Best Buy’s plan to create a more inclusive culture includes an investment in mentoring, sponsoring and coaching BIPOC employees to “enhance the employee experience, increase retention, and help current and future leaders create meaningful connections.”
Pinarchick recommends that managers participate in implicit-bias training to help them recognize how their own biases and decisions may be coloring their decisions about hiring, promotions and development opportunities.
“It’s important to give people space to recognize that their biases may be impacting their decisions without their realizing it,” she said.
“There’s no one-size-fits-all answer to what kind of training or education will work best,” Carter explained. Organizations need to develop the content and approach that fits with their needs and goals.

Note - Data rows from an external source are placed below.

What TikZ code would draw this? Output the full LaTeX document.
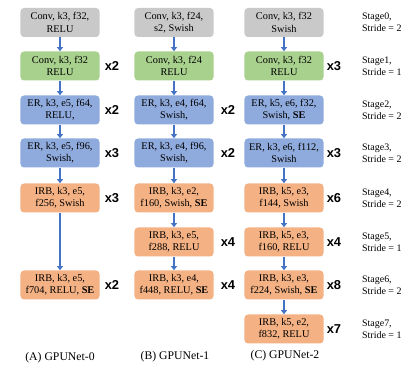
\documentclass[tikz,border=0pt]{standalone}
\usepackage{fontspec}
\setmainfont{Liberation Serif}
\newfontfamily\labelfont{Liberation Sans}
\usetikzlibrary{arrows.meta}
\definecolor{convgray}{HTML}{C9C9C9}
\definecolor{convgreen}{HTML}{A9D18E}
\definecolor{erblue}{HTML}{8FAADC}
\definecolor{irborange}{HTML}{F4B183}
\definecolor{arrowblue}{HTML}{4472C4}
\begin{document}
\begin{tikzpicture}[x=0.03cm,y=-0.03cm,
  blk/.style={rounded corners=3pt,minimum width=2.37cm,minimum height=0.87cm,
    inner sep=0pt,align=center,font=\fontsize{8.8}{10.5}\selectfont},
  stembox/.style={blk,fill=convgray},
  convbox/.style={blk,fill=convgreen},
  erbox/.style={blk,fill=erblue},
  irbbox/.style={blk,fill=irborange},
  rep/.style={font=\labelfont\bfseries\fontsize{11}{12}\selectfont},
  stage/.style={anchor=west,align=left,font=\fontsize{8.5}{10.5}\selectfont},
  netname/.style={font=\fontsize{10}{11}\selectfont},
  flow/.style={arrowblue,line width=1.5pt,-{Triangle[length=3.5pt,width=5pt]}}]
\useasboundingbox (0,0) rectangle (408,372);
% (A) GPUNet-0
\node (a0) at (60,22.5) [stembox] {Conv, k3, f32,\\RELU};
\node (a1) at (60,66) [convbox] {Conv, k3, f32\\RELU};
\node (a2) at (60,110) [erbox] {ER, k3, e5, f64,\\RELU,};
\node (a3) at (60,153) [erbox] {ER, k3, e5, f96,\\Swish,};
\node (a4) at (60,198) [irbbox] {IRB, k3, e5,\\f256, Swish};
\node (a6) at (60,285) [irbbox] {IRB, k3, e5,\\f704, RELU, \textbf{SE}};
\node (ra1) at (112,66) [rep] {x2};
\node (ra2) at (112,110) [rep] {x2};
\node (ra3) at (112,153) [rep] {x3};
\node (ra4) at (112,198) [rep] {x3};
\node (ra6) at (112,285) [rep] {x2};
\draw [flow] (a0) -- (a1);
\draw [flow] (a1) -- (a2);
\draw [flow] (a2) -- (a3);
\draw [flow] (a3) -- (a4);
\draw [flow] (a4) -- (a6);
\node (capa) at (60,358) [netname] {(A) GPUNet-0};
% (B) GPUNet-1
\node (b0) at (174,22.5) [stembox] {Conv, k3, f24,\\s2, Swish};
\node (b1) at (174,66) [convbox] {Conv, k3, f24\\RELU};
\node (b2) at (174,110) [erbox] {ER, k3, e4, f64,\\Swish,};
\node (b3) at (174,153) [erbox] {ER, k3, e4, f96,\\Swish,};
\node (b4) at (174,198) [irbbox] {IRB, k3, e2,\\f160, Swish, \textbf{SE}};
\node (b5) at (174,242) [irbbox] {IRB, k3, e5,\\f288, RELU};
\node (b6) at (174,285) [irbbox] {IRB, k3, e4,\\f448, RELU, \textbf{SE}};
\node (rb2) at (228,110) [rep] {x2};
\node (rb3) at (228,153) [rep] {x2};
\node (rb5) at (228,242) [rep] {x4};
\node (rb6) at (228,285) [rep] {x4};
\draw [flow] (b0) -- (b1);
\draw [flow] (b1) -- (b2);
\draw [flow] (b2) -- (b3);
\draw [flow] (b3) -- (b4);
\draw [flow] (b4) -- (b5);
\draw [flow] (b5) -- (b6);
\node (capb) at (175,357) [netname] {(B) GPUNet-1};
% (C) GPUNet-2
\node (c0) at (284,22.5) [stembox] {Conv, k3, f32\\Swish};
\node (c1) at (284,66) [convbox] {Conv, k3, f32\\RELU};
\node (c2) at (284,110) [erbox] {ER, k5, e6, f32,\\Swish, \textbf{SE}};
\node (c3) at (284,153) [erbox] {ER, k3, e6, f112,\\Swish};
\node (c4) at (284,198) [irbbox] {IRB, k5, e3,\\f144, Swish};
\node (c5) at (284,242) [irbbox] {IRB, k5, e3,\\f160, RELU};
\node (c6) at (284,285) [irbbox] {IRB, k3, e3,\\f224, Swish, \textbf{SE}};
\node (c7) at (284,329) [irbbox] {IRB, k5, e2,\\f832, RELU};
\node (rc1) at (334,66) [rep] {x3};
\node (rc3) at (334,153) [rep] {x3};
\node (rc4) at (334,198) [rep] {x6};
\node (rc5) at (334,242) [rep] {x4};
\node (rc6) at (334,285) [rep] {x8};
\node (rc7) at (334,329) [rep] {x7};
\draw [flow] (c0) -- (c1);
\draw [flow] (c1) -- (c2);
\draw [flow] (c2) -- (c3);
\draw [flow] (c3) -- (c4);
\draw [flow] (c4) -- (c5);
\draw [flow] (c5) -- (c6);
\draw [flow] (c6) -- (c7);
\node (capc) at (285,356) [netname] {(C) GPUNet-2};
% stages
\node (s0) at (358,22.5) [stage] {Stage0,\\Stride = 2};
\node (s1) at (358,66) [stage] {Stage1,\\Stride = 1};
\node (s2) at (358,110) [stage] {Stage2,\\Stride = 2};
\node (s3) at (358,153) [stage] {Stage3,\\Stride = 2};
\node (s4) at (358,198) [stage] {Stage4,\\Stride = 2};
\node (s5) at (358,242) [stage] {Stage5,\\Stride = 1};
\node (s6) at (358,285) [stage] {Stage6,\\Stride = 2};
\node (s7) at (358,329) [stage] {Stage7,\\Stride = 1};
\end{tikzpicture}
\end{document}
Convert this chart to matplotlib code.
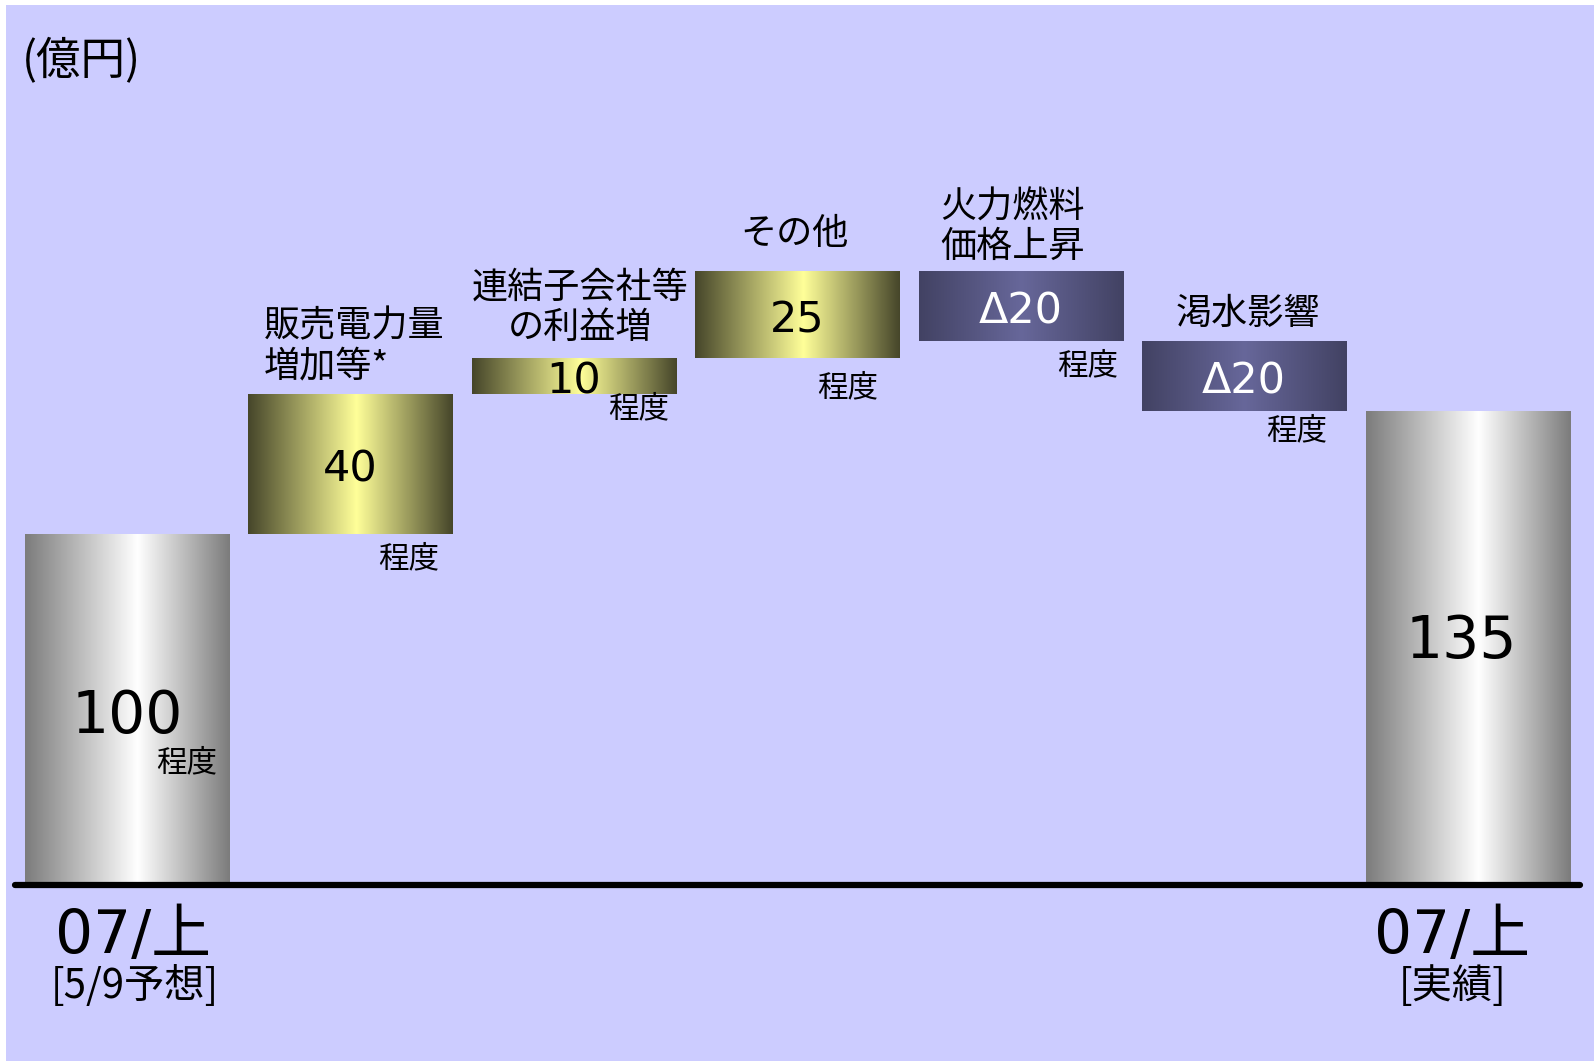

But “Training alone won’t accomplish much if there aren’t other components,” said Carla Thomas, founder and president of the Realized Leadership Group, a DE&I consulting company in Richmond, Va. She recommends building ethnocultural empathy—empathy directed toward people of different races—into everyday interactions to mitigate bias and build an inclusive workplace. This can include coaching, mentoring, allyship, empathy circles, affinity groups and town halls, as well as anti-bias and peer leadership training.
“Here’s the bottom line,” St. Fleur said. “If you truly want to build a company culture that actively and relentlessly indexes toward racial equity and inclusion, stop talking about how hard it is and actually start doing something about it.”
Arlene Hirsch is a freelance writer based in Chicago.